Also serving the communities of De Luz, Rainbow, Camp Pendleton, Pala and Pauma

Planning Commission approves T-Mobile facility at Fallbrook Community Center

Property owned by the County of San Diego is exempt from property tax, but not from county land use policy, so a Major Use Permit is needed to site a T-Mobile wireless telecommunication facility at the Fallbrook Community Center. That Major Use Permit was approved Nov. 13 by a 4-0 vote of the county's Planning Commission with commissioners Leon Brooks, Peder Norby, Michael Seiler, and Bryan Woods providing the votes for passage while Doug Barnhart, Michael Beck, and David Pallinger were not present at the meeting.

The permit allows T-Mobile to construct, operate, and maintain an unmanned wireless facility consisting of 12 panel antennas mounted on a 45-foot tall false pine tree, along with a 240 square foot equipment enclosure. The Planning Commission action also granted a height exemption to allow the false tree to exceed the height limit of 35 feet.

Although the 7.16-acre property in the 300 block of Heald Lane has a Public/Semi-Public Facilities land use designation, its single-family residential zoning requires a Major Use Permit for a wireless facility.

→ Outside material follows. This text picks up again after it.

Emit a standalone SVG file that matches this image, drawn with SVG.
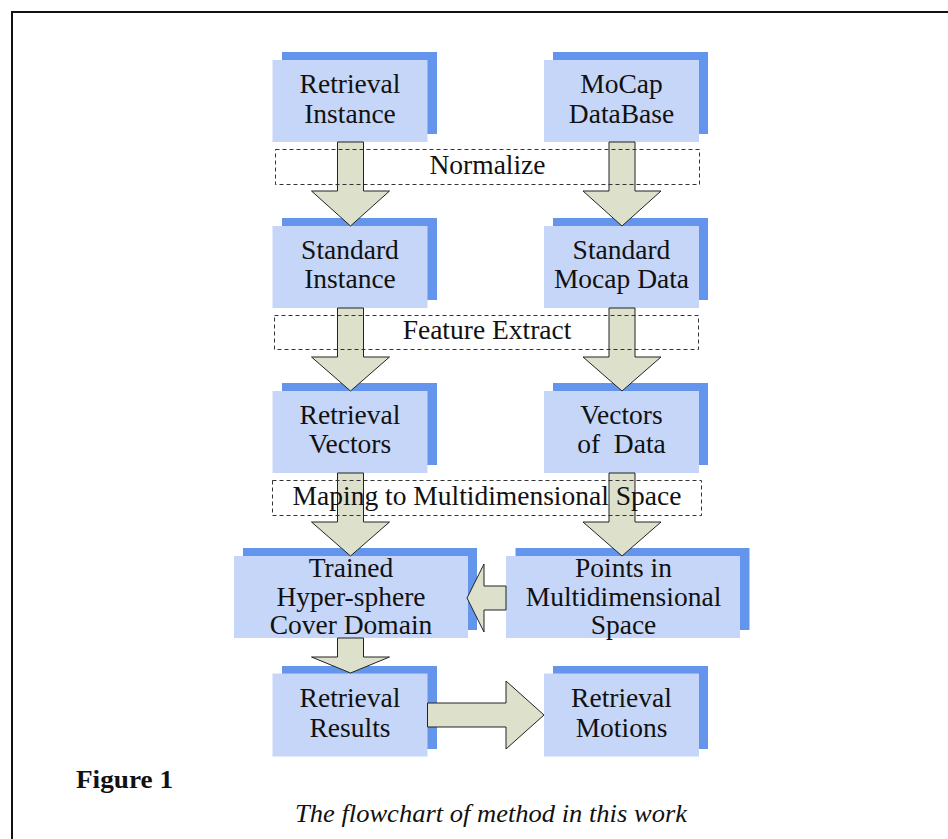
<svg xmlns="http://www.w3.org/2000/svg" width="948" height="839" viewBox="0 0 948 839">
<style>
.sh{fill:#6495ed}
.fr{fill:#c5d6f8}
.t{font-family:"Liberation Serif","Times New Roman",serif;font-size:27.5px;fill:#111;text-anchor:middle}
.arr{fill:#dde0ca;stroke:#222;stroke-width:1}
.dash{fill:none;stroke:#333;stroke-width:1;stroke-dasharray:4,3}
</style>
<rect x="0" y="0" width="948" height="839" fill="#fff"/>
<path d="M12 839 V12 H948" fill="none" stroke="#111" stroke-width="2"/>

<g id="n-retrieval-instance">
<rect class="sh" x="282" y="52" width="155" height="82"/>
<rect class="fr" x="272.5" y="60" width="155" height="82"/>
<text class="t" x="350" y="93">Retrieval</text>
<text class="t" x="350" y="122.5">Instance</text>
</g>
<g id="n-mocap-database">
<rect class="sh" x="553" y="52" width="155" height="82"/>
<rect class="fr" x="544" y="60" width="155" height="82"/>
<text class="t" x="621.5" y="93">MoCap</text>
<text class="t" x="621.5" y="122.5">DataBase</text>
</g>
<g id="n-standard-instance">
<rect class="sh" x="282" y="218" width="155" height="82"/>
<rect class="fr" x="272.5" y="226" width="155" height="82"/>
<text class="t" x="350" y="259">Standard</text>
<text class="t" x="350" y="287.5">Instance</text>
</g>
<g id="n-standard-mocap">
<rect class="sh" x="553" y="218" width="155" height="82"/>
<rect class="fr" x="544" y="226" width="155" height="82"/>
<text class="t" x="621.5" y="259">Standard</text>
<text class="t" x="621.5" y="287.5">Mocap Data</text>
</g>
<g id="n-retrieval-vectors">
<rect class="sh" x="282" y="383" width="155" height="82"/>
<rect class="fr" x="272.5" y="391" width="155" height="82"/>
<text class="t" x="350" y="424">Retrieval</text>
<text class="t" x="350" y="453">Vectors</text>
</g>
<g id="n-vectors-data">
<rect class="sh" x="553" y="383" width="155" height="82"/>
<rect class="fr" x="544" y="391" width="155" height="82"/>
<text class="t" x="621.5" y="424">Vectors</text>
<text class="t" x="621.5" y="453" style="white-space:pre">of  Data</text>
</g>
<g id="n-trained">
<rect class="sh" x="243" y="548" width="234" height="82"/>
<rect class="fr" x="234" y="556" width="234" height="82"/>
<text class="t" x="351" y="576.5">Trained</text>
<text class="t" x="351" y="605.5">Hyper-sphere</text>
<text class="t" x="351" y="634">Cover Domain</text>
</g>
<g id="n-points">
<rect class="sh" x="515.5" y="548" width="234" height="82"/>
<rect class="fr" x="506" y="556" width="234" height="82"/>
<text class="t" x="623.5" y="576.5">Points in</text>
<text class="t" x="623.5" y="605.5">Multidimensional</text>
<text class="t" x="623.5" y="634">Space</text>
</g>
<g id="n-retrieval-results">
<rect class="sh" x="282" y="666" width="155" height="83"/>
<rect class="fr" x="272.5" y="673.5" width="155" height="83"/>
<text class="t" x="350" y="706.5">Retrieval</text>
<text class="t" x="350" y="736.5">Results</text>
</g>
<g id="n-retrieval-motions">
<rect class="sh" x="553" y="666" width="155" height="83"/>
<rect class="fr" x="544" y="673.5" width="155" height="83"/>
<text class="t" x="621.5" y="706.5">Retrieval</text>
<text class="t" x="621.5" y="736.5">Motions</text>
</g>

<g id="connectors">
<polygon class="arr" points="337.5,142 363.5,142 363.5,191 389.5,191 350.5,226 311.5,191 337.5,191"/>
<polygon class="arr" points="609,142 635,142 635,191 661,191 622,226 583,191 609,191"/>
<polygon class="arr" points="337.5,308 363.5,308 363.5,357 389.5,357 350.5,391 311.5,357 337.5,357"/>
<polygon class="arr" points="609,308 635,308 635,357 661,357 622,391 583,357 609,357"/>
<polygon class="arr" points="337.5,473 363.5,473 363.5,522 389.5,522 350.5,556 311.5,522 337.5,522"/>
<polygon class="arr" points="609,473 635,473 635,522 661,522 622,556 583,522 609,522"/>
<polygon class="arr" points="506,586 484,586 484,564 467,598 484,632 484,610 506,610"/>
<polygon class="arr" points="337.5,638 363.5,638 363.5,657 389.5,657 350.5,673 311.5,657 337.5,657"/>
<polygon class="arr" points="427.5,703 506,703 506,681 544,715 506,749 506,727 427.5,727"/>
</g>

<g id="step-normalize">
<rect class="dash" x="275.5" y="149.5" width="424" height="35"/>
<text class="t" x="487.5" y="173.5">Normalize</text>
</g>
<g id="step-feature-extract">
<rect class="dash" x="274.5" y="315.5" width="424" height="34"/>
<text class="t" x="487" y="338.5">Feature Extract</text>
</g>
<g id="step-maping">
<rect class="dash" x="272.5" y="480.5" width="429" height="35"/>
<text class="t" x="487" y="504.5">Maping to Multidimensional Space</text>
</g>

<text x="76" y="788" font-family="'Liberation Serif','Times New Roman',serif" font-size="26" font-weight="bold" fill="#111" textLength="97" lengthAdjust="spacingAndGlyphs">Figure 1</text>
<text x="295" y="822" font-family="'Liberation Serif','Times New Roman',serif" font-size="26" font-style="italic" fill="#111" textLength="392" lengthAdjust="spacingAndGlyphs">The flowchart of method in this work</text>
</svg>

An alternative site analysis considered the First Church of Christian Science in the 1100 block of Fallbrook Street and the First Southern Baptist Church of Fallbrook in the 900 block of East Elder Street, but a rooftop cupola to camouflage antennas on top of the First Church of Christian Science building would not integrate into the design of the existing building and serving the desired coverage area would have required a taller antenna at the First Southern Baptist Church of Fallbrook.

The traffic signals at the intersection of East Fallbrook Street and Heald Lane are lower than nearby trees and shrubs

which would cause interference with the wireless communication.

The false tree on the Fallbrook Community Center site will be located at the southeastern portion of the property between an existing tennis court and the parking lot. Each of the panel antennas will be covered by false leaves to help conceal the antennas from public visibility. All of the existing trees will be maintained, and the placement of the false tree at the top slope of an existing trench will allow existing mature pine and broadleaf trees to conceal the wireless facility.

The equipment will be contained within a concrete masonry unit enclosure eight feet tall, and the enclosure's walls will be covered with drought-resistant vines. One global positioning unit antenna will be mounted on an enclosure wall. The enclosure is not large enough to house a backup generator.

The work will also include a 402-foot long joint utility trench for electrical, telephone, and cable connections. That trenching will be placed through an existing depression running east to west across the site.

The design of the facility will allow for future co-location.

On April 20, the Fallbrook Community Planning Group voted 10-2 to recommend approval of the Major Use Permit.